→ **Exercise goal**
Please transcribe the listing below in full and word for word, without its pictures.

→ **Given data**
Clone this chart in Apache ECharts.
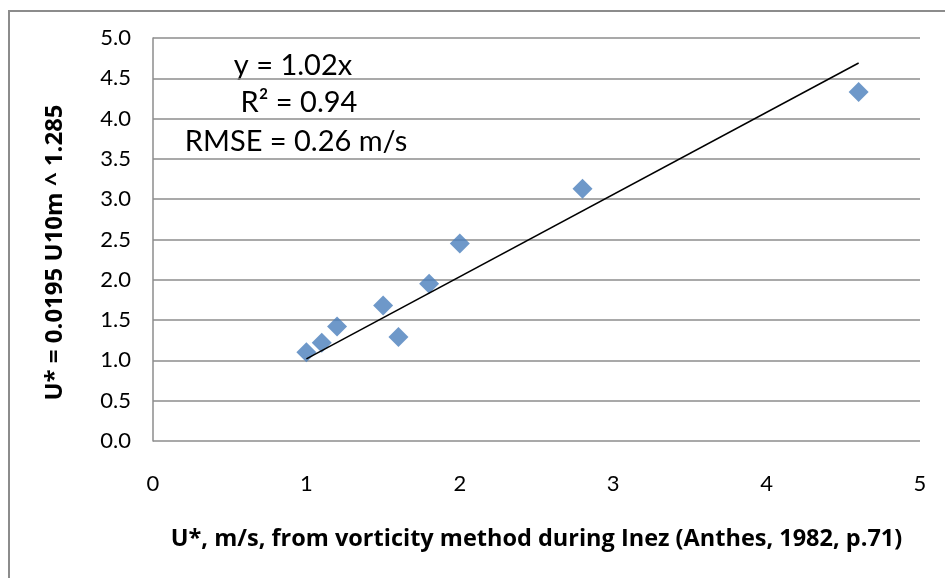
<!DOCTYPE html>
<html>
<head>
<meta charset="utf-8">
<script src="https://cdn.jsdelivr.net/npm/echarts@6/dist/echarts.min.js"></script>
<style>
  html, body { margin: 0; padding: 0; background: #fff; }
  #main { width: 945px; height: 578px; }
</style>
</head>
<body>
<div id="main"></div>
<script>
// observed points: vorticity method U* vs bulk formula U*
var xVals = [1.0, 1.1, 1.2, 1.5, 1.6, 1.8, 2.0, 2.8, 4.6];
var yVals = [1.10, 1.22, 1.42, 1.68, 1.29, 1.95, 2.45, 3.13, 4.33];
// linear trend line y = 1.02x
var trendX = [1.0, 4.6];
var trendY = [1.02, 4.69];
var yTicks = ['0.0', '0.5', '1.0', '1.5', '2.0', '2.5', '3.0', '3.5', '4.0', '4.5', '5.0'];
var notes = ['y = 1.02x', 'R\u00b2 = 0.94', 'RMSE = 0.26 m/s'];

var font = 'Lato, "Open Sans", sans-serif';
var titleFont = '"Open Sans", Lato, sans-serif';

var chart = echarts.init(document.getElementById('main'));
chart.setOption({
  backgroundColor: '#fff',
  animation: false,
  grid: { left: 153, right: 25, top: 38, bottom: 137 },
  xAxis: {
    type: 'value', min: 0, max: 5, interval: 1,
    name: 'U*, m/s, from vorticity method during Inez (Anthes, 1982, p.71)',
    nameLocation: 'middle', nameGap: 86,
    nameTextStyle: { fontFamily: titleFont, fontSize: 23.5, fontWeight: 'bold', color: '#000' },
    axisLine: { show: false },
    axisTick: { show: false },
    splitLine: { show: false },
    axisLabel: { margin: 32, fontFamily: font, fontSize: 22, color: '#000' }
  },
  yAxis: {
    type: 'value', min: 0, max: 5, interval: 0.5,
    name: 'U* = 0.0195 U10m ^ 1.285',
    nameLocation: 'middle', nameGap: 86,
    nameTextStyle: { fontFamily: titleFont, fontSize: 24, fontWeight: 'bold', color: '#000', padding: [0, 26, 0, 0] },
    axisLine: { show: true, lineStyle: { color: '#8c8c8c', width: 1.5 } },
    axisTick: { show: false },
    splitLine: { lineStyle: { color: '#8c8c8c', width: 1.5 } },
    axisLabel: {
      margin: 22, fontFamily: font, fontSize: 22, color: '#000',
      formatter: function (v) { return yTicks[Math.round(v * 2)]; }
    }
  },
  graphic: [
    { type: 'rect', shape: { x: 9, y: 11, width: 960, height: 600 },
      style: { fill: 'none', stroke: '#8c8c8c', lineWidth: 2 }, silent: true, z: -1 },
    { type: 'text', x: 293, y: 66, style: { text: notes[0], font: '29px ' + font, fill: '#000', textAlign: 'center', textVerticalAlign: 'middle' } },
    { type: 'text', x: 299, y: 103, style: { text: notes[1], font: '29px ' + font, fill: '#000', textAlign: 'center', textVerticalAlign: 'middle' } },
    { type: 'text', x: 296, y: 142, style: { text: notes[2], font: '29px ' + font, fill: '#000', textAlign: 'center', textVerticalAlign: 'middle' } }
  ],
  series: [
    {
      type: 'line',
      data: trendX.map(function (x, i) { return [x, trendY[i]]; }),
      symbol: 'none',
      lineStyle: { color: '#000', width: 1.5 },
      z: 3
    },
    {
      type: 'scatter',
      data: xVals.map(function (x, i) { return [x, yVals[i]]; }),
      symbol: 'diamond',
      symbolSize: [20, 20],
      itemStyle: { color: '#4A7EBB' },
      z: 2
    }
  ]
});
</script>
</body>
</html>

→ **Problem solution**
Clone this chart in Apache ECharts.
<!DOCTYPE html>
<html>
<head>
<meta charset="utf-8">
<script src="https://cdn.jsdelivr.net/npm/echarts@6/dist/echarts.min.js"></script>
<style>
  html, body { margin: 0; padding: 0; background: #fff; }
  #main { width: 945px; height: 578px; }
</style>
</head>
<body>
<div id="main"></div>
<script>
// observed points: vorticity method U* vs bulk formula U*
var xVals = [1.0, 1.1, 1.2, 1.5, 1.6, 1.8, 2.0, 2.8, 4.6];
var yVals = [1.10, 1.22, 1.42, 1.68, 1.29, 1.95, 2.45, 3.13, 4.33];
// linear trend line y = 1.02x
var trendX = [1.0, 4.6];
var trendY = [1.02, 4.69];
var yTicks = ['0.0', '0.5', '1.0', '1.5', '2.0', '2.5', '3.0', '3.5', '4.0', '4.5', '5.0'];
var notes = ['y = 1.02x', 'R\u00b2 = 0.94', 'RMSE = 0.26 m/s'];

var font = 'Lato, "Open Sans", sans-serif';
var titleFont = '"Open Sans", Lato, sans-serif';

var chart = echarts.init(document.getElementById('main'));
chart.setOption({
  backgroundColor: '#fff',
  animation: false,
  grid: { left: 153, right: 25, top: 38, bottom: 137 },
  xAxis: {
    type: 'value', min: 0, max: 5, interval: 1,
    name: 'U*, m/s, from vorticity method during Inez (Anthes, 1982, p.71)',
    nameLocation: 'middle', nameGap: 86,
    nameTextStyle: { fontFamily: titleFont, fontSize: 23.5, fontWeight: 'bold', color: '#000' },
    axisLine: { show: false },
    axisTick: { show: false },
    splitLine: { show: false },
    axisLabel: { margin: 32, fontFamily: font, fontSize: 22, color: '#000' }
  },
  yAxis: {
    type: 'value', min: 0, max: 5, interval: 0.5,
    name: 'U* = 0.0195 U10m ^ 1.285',
    nameLocation: 'middle', nameGap: 86,
    nameTextStyle: { fontFamily: titleFont, fontSize: 24, fontWeight: 'bold', color: '#000', padding: [0, 26, 0, 0] },
    axisLine: { show: true, lineStyle: { color: '#8c8c8c', width: 1.5 } },
    axisTick: { show: false },
    splitLine: { lineStyle: { color: '#8c8c8c', width: 1.5 } },
    axisLabel: {
      margin: 22, fontFamily: font, fontSize: 22, color: '#000',
      formatter: function (v) { return yTicks[Math.round(v * 2)]; }
    }
  },
  graphic: [
    { type: 'rect', shape: { x: 9, y: 11, width: 960, height: 600 },
      style: { fill: 'none', stroke: '#8c8c8c', lineWidth: 2 }, silent: true, z: -1 },
    { type: 'text', x: 293, y: 66, style: { text: notes[0], font: '29px ' + font, fill: '#000', textAlign: 'center', textVerticalAlign: 'middle' } },
    { type: 'text', x: 299, y: 103, style: { text: notes[1], font: '29px ' + font, fill: '#000', textAlign: 'center', textVerticalAlign: 'middle' } },
    { type: 'text', x: 296, y: 142, style: { text: notes[2], font: '29px ' + font, fill: '#000', textAlign: 'center', textVerticalAlign: 'middle' } }
  ],
  series: [
    {
      type: 'line',
      data: trendX.map(function (x, i) { return [x, trendY[i]]; }),
      symbol: 'none',
      lineStyle: { color: '#000', width: 1.5 },
      z: 3
    },
    {
      type: 'scatter',
      data: xVals.map(function (x, i) { return [x, yVals[i]]; }),
      symbol: 'diamond',
      symbolSize: [20, 20],
      itemStyle: { color: '#4A7EBB' },
      z: 2
    }
  ]
});
</script>
</body>
</html>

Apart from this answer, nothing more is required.